When God fills you with desire, find resolve . . . there are some things we cannot wait to do. The timing may never be just right, the circumstances may never be quite what you want, all the money may never be there . . . but do it anyway. Because that perfect day might never come . . . Live the desires of your heart. God has put you here to do certain good for Him–you, and only you. Not your parents, not your friends, not your pastors–you. Fight resistance. Find resolve (pp. 144, 146).


God wants us to change the world. He doesn’t need for us to have greener grass in our front yards, tanner bodies for vacation cruises, new linens for our overnight guests, or a matching set of his and her watches. God wants us to go and relieve the suffering of the silenced. We change the world by facing our own fears and going anyway. We change the course of a family’s future by rescuing a woman out of sex trafficking. We can provide a light of hope by washing the feet of the homeless person who hasn’t had a real bath in nearly six months. We show what genuine love really looks and feels like when we hold a frail mother as she lays her baby in ground knowing it’s only a matter of time and she’ll be there too.

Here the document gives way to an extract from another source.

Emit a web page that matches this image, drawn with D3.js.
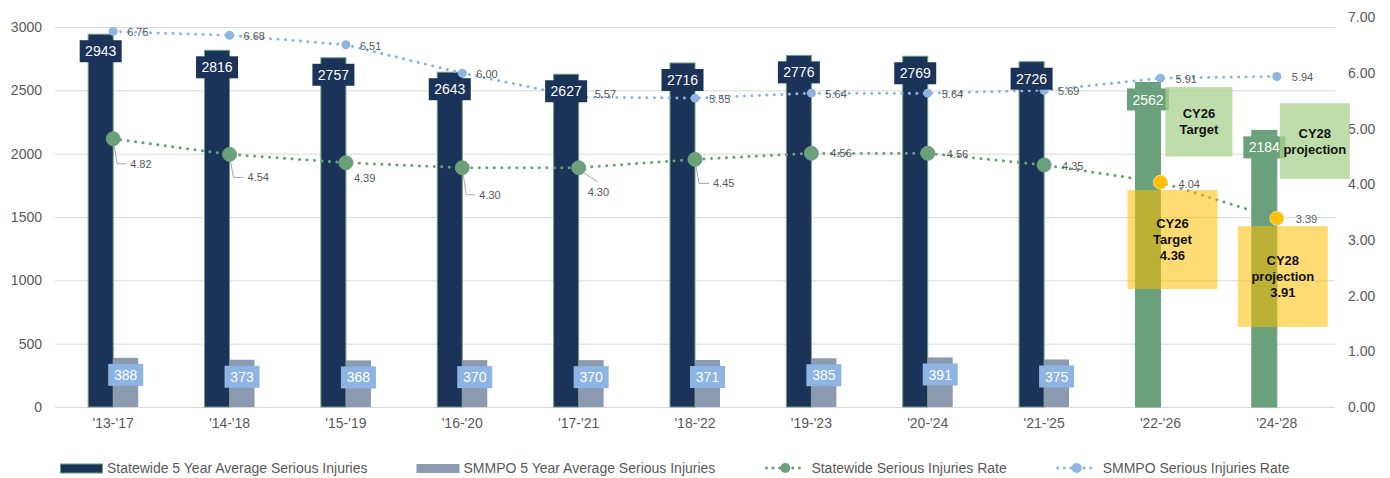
<!DOCTYPE html>
<html><head><meta charset="utf-8">
<script src="https://cdn.jsdelivr.net/npm/d3@7"></script>
<style>html,body{margin:0;padding:0;background:#fff;}svg{display:block;font-family:"Liberation Sans",Arial,sans-serif;}</style>
</head><body>
<svg id="chart" width="1390" height="478"></svg>
<script>
// ---- data ----
const categories = ["'13-'17","'14-'18","'15-'19","'16-'20","'17-'21","'18-'22","'19-'23","'20-'24","'21-'25","'22-'26","'24-'28"];
const statewideInjuries = [2943,2816,2757,2643,2627,2716,2776,2769,2726,2562,2184];
const smmpoInjuries = [388,373,368,370,370,371,385,391,375,null,null];
const statewideRate = [4.82,4.54,4.39,4.30,4.30,4.45,4.56,4.56,4.35,4.04,3.39];
const smmpoRate = [6.75,6.68,6.51,6.00,5.57,5.55,5.64,5.64,5.69,5.91,5.94];
const targetCategories = ["'22-'26","'24-'28"];
const leftTicks = [0,500,1000,1500,2000,2500,3000];
const rightTicks = [0,1,2,3,4,5,6,7];
const seriesNames = ["Statewide 5 Year Average Serious Injuries","SMMPO 5 Year Average Serious Injuries","Statewide Serious Injuries Rate","SMMPO Serious Injuries Rate"];
const greenNotes = [["CY26","Target"],["CY28","projection"]];
const yellowNotes = [["CY26","Target","4.36"],["CY28","projection","3.91"]];

// ---- layout / style ----
const C = {navy:"#1b3358", gray:"#8c9ab0", green:"#6aa07a", blue:"#8db4e2", yellow:"#ffc000", text:"#595959", grid:"#d9d9d9"};
// statewide rate label placement relative to point: [dx, dy, leader type]
const swLabelLayout = [[17,25,"elbow"],[18,23,"elbow"],[8,15,""],[17,27,"elbow"],[9,24,"diag"],[18,24,"elbow"],[19,0,""],[19,1,""],[18,1,""],[18,2,""],[19,1,""]];
const smLabelLayout = [[14,1],[14,1],[14,1],[14,1],[16,-3],[14,1],[14,1],[14,1],[14,1],[15,1],[15,1]];

const svg = d3.select("#chart");
const x = d3.scaleBand().domain(categories).range([55,1335]).paddingInner(0).paddingOuter(0);
const bw = x.bandwidth();
const barW = 25;
const inner = d3.scaleBand().domain(["sw","sm"]).range([0,2*barW]);
const yL = d3.scaleLinear().domain([0,3000]).range([407,27]);
const yR = d3.scaleLinear().domain([0,7]).range([407,17.5]);
const cx = c => x(c) + bw/2;
const barX = (c,s) => cx(c) - barW + inner(s);
const isTarget = c => targetCategories.includes(c);

// gridlines
svg.append("g").selectAll("line").data(leftTicks).join("line")
  .attr("x1",55).attr("x2",1335).attr("y1",d=>yL(d)+0.5).attr("y2",d=>yL(d)+0.5)
  .attr("stroke",C.grid).attr("stroke-width",1);

// left axis
const axL = svg.append("g").attr("transform","translate(42,0)")
  .call(d3.axisLeft(yL).tickValues(leftTicks).tickSize(0).tickPadding(0).tickFormat(d3.format("d")));
axL.select(".domain").remove();
axL.selectAll("text").attr("fill",C.text).style("font-size","14px").style("font-family","Liberation Sans, Arial");
// right axis
const axR = svg.append("g").attr("transform","translate(1348,0)")
  .call(d3.axisRight(yR).tickValues(rightTicks).tickSize(0).tickPadding(0).tickFormat(d3.format(".2f")));
axR.select(".domain").remove();
axR.selectAll("text").attr("fill",C.text).style("font-size","14px").style("font-family","Liberation Sans, Arial");
// x axis
const axX = svg.append("g").attr("transform","translate(0,415)")
  .call(d3.axisBottom(x).tickSize(0).tickPadding(3));
axX.select(".domain").remove();
axX.selectAll("text").attr("fill",C.text).style("font-size","14px").style("font-family","Liberation Sans, Arial");

// bars
const swData = categories.map((c,i)=>({c,v:statewideInjuries[i]}));
const smData = categories.map((c,i)=>({c,v:smmpoInjuries[i]})).filter(d=>d.v!=null);
svg.append("g").selectAll("rect").data(swData).join("rect")
  .attr("x",d=>barX(d.c,"sw")).attr("width",barW)
  .attr("y",d=>yL(d.v)).attr("height",d=>yL(0)-yL(d.v))
  .attr("fill",d=>isTarget(d.c)?C.green:C.navy)
  .attr("stroke",C.green).attr("stroke-width",1);
svg.append("g").selectAll("rect").data(smData).join("rect")
  .attr("x",d=>barX(d.c,"sm")).attr("width",barW)
  .attr("y",d=>yL(d.v)).attr("height",d=>yL(0)-yL(d.v))
  .attr("fill",C.gray);

// lines
const swPts = categories.map((c,i)=>({c,v:statewideRate[i],i}));
const smPts = categories.map((c,i)=>({c,v:smmpoRate[i],i}));
const line = d3.line().x(d=>cx(d.c)).y(d=>yR(d.v));
svg.append("path").datum(swPts).attr("d",line).attr("fill","none").attr("stroke",C.green)
  .attr("stroke-width",3).attr("stroke-linecap","round").attr("stroke-dasharray","0.1 7.4");
svg.append("path").datum(smPts).attr("d",line).attr("fill","none").attr("stroke",C.blue)
  .attr("stroke-width",3).attr("stroke-linecap","round").attr("stroke-dasharray","0.1 7.4");
svg.append("g").selectAll("circle").data(smPts).join("circle")
  .attr("cx",d=>cx(d.c)).attr("cy",d=>yR(d.v)).attr("r",4.5).attr("fill",C.blue);
svg.append("g").selectAll("circle").data(swPts).join("circle")
  .attr("cx",d=>cx(d.c)).attr("cy",d=>yR(d.v)).attr("r",7)
  .attr("fill",d=>isTarget(d.c)?C.yellow:C.green)
  .attr("stroke",d=>isTarget(d.c)?"#f3dc9a":C.green).attr("stroke-width",1);

// bar labels
const swLab = svg.append("g").selectAll("g").data(swData).join("g")
  .attr("transform",d=>`translate(${barX(d.c,"sw")+barW/2},${yL(d.v)+6})`);
swLab.append("rect").attr("x",-21).attr("width",42).attr("height",22)
  .attr("fill",d=>isTarget(d.c)?C.green:C.navy);
swLab.append("text").attr("y",11).attr("dy","0.36em").attr("text-anchor","middle")
  .attr("fill","#fff").style("font-size","14px").text(d=>d.v);
const smLab = svg.append("g").selectAll("g").data(smData).join("g")
  .attr("transform",d=>`translate(${barX(d.c,"sm")+barW/2},${yL(d.v)+6})`);
smLab.append("rect").attr("x",-17.5).attr("width",35).attr("height",22).attr("fill",C.blue);
smLab.append("text").attr("y",11).attr("dy","0.36em").attr("text-anchor","middle")
  .attr("fill","#fff").style("font-size","14px").text(d=>d.v);

// rate labels
const fmt = d3.format(".2f");
svg.append("g").selectAll("text").data(smPts).join("text")
  .attr("x",d=>cx(d.c)+smLabelLayout[d.i][0]).attr("y",d=>yR(d.v)+smLabelLayout[d.i][1])
  .attr("dy","0.35em").attr("fill",C.text).style("font-size","11px").text(d=>fmt(d.v));
const swl = svg.append("g");
swPts.forEach(d=>{
  const [dx,dy,lead] = swLabelLayout[d.i];
  const px = cx(d.c), py = yR(d.v), tx = px+dx, ty = py+dy;
  if (lead==="elbow") {
    swl.append("path").attr("d",`M${px+1},${py+7}L${px+4},${ty}L${tx-4},${ty}`)
      .attr("fill","none").attr("stroke","#a6a6a6").attr("stroke-width",1);
  } else if (lead==="diag") {
    swl.append("path").attr("d",`M${px+5},${py+5}L${tx+10},${ty-10}`)
      .attr("fill","none").attr("stroke","#a6a6a6").attr("stroke-width",1);
  }
  swl.append("text").attr("x",tx).attr("y",ty).attr("dy","0.35em").attr("fill",C.text)
    .style("font-size","11px").text(fmt(d.v));
});

// annotation boxes
const greenBoxes = [{c:"'22-'26",dx:5,y0:5.75,y1:4.5},{c:"'24-'28",dx:3,y0:5.46,y1:4.1}];
const yellowBoxes = [{c:"'22-'26",dx:-33,y0:3.9,y1:2.12},{c:"'24-'28",dx:-39,y0:3.25,y1:1.44}];
function note(box, lines, fill, op, w) {
  const x0 = cx(box.c)+box.dx, yt = yR(box.y0), yb = yR(box.y1);
  const g = svg.append("g");
  g.append("rect").attr("x",x0).attr("y",yt).attr("width",w).attr("height",yb-yt)
    .attr("fill",fill).attr("fill-opacity",op);
  const lh = 16, mid = (yt+yb)/2 - (lines.length-1)*lh/2;
  g.selectAll("text").data(lines).join("text")
    .attr("x",x0+w/2).attr("y",(d,i)=>mid+i*lh).attr("dy","0.35em").attr("text-anchor","middle")
    .attr("fill","#111").style("font-size","13px").style("font-weight","bold").text(d=>d);
}
greenBoxes.forEach((b,i)=>note(b,greenNotes[i],"#a9d18e",0.75,i===0?67:70));
yellowBoxes.forEach((b,i)=>note(b,yellowNotes[i],C.yellow,0.55,90));

// legend
const leg = svg.append("g").attr("transform","translate(60,468)");
let lx = 0;
seriesNames.forEach((name,i)=>{
  const g = leg.append("g").attr("transform",`translate(${lx},0)`);
  if (i===0) g.append("rect").attr("x",0.5).attr("y",-4).attr("width",42).attr("height",9).attr("fill",C.navy).attr("stroke",C.green);
  else if (i===1) g.append("rect").attr("x",0).attr("y",-4).attr("width",43).attr("height",9).attr("fill",C.gray);
  else {
    const col = i===2?C.green:C.blue;
    g.append("line").attr("x1",2).attr("x2",41).attr("y1",0).attr("y2",0).attr("stroke",col)
      .attr("stroke-width",3).attr("stroke-linecap","round").attr("stroke-dasharray","0.1 6.5");
    g.append("circle").attr("cx",21).attr("cy",0).attr("r",5).attr("fill",col);
  }
  const t = g.append("text").attr("x",47).attr("dy","0.35em").attr("fill",C.text).style("font-size","14px").text(name);
  lx += 47 + t.node().getComputedTextLength() + 49;
});
</script>
</body></html>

We take so much for granted when we already have so much. Jesus told us to go and serve and show the world what living really looks like. Why is it that so much of what we do as Christians is more about asking the poor to come and receive instead of us going and giving. I’m convinced that He doesn’t care where we go and what we give so long as we’re going and giving.


Chinchen’s
book is simply a compelling reminder to a culture of people who’ve forgotten what it’s all about. I was one of those who had forgotten.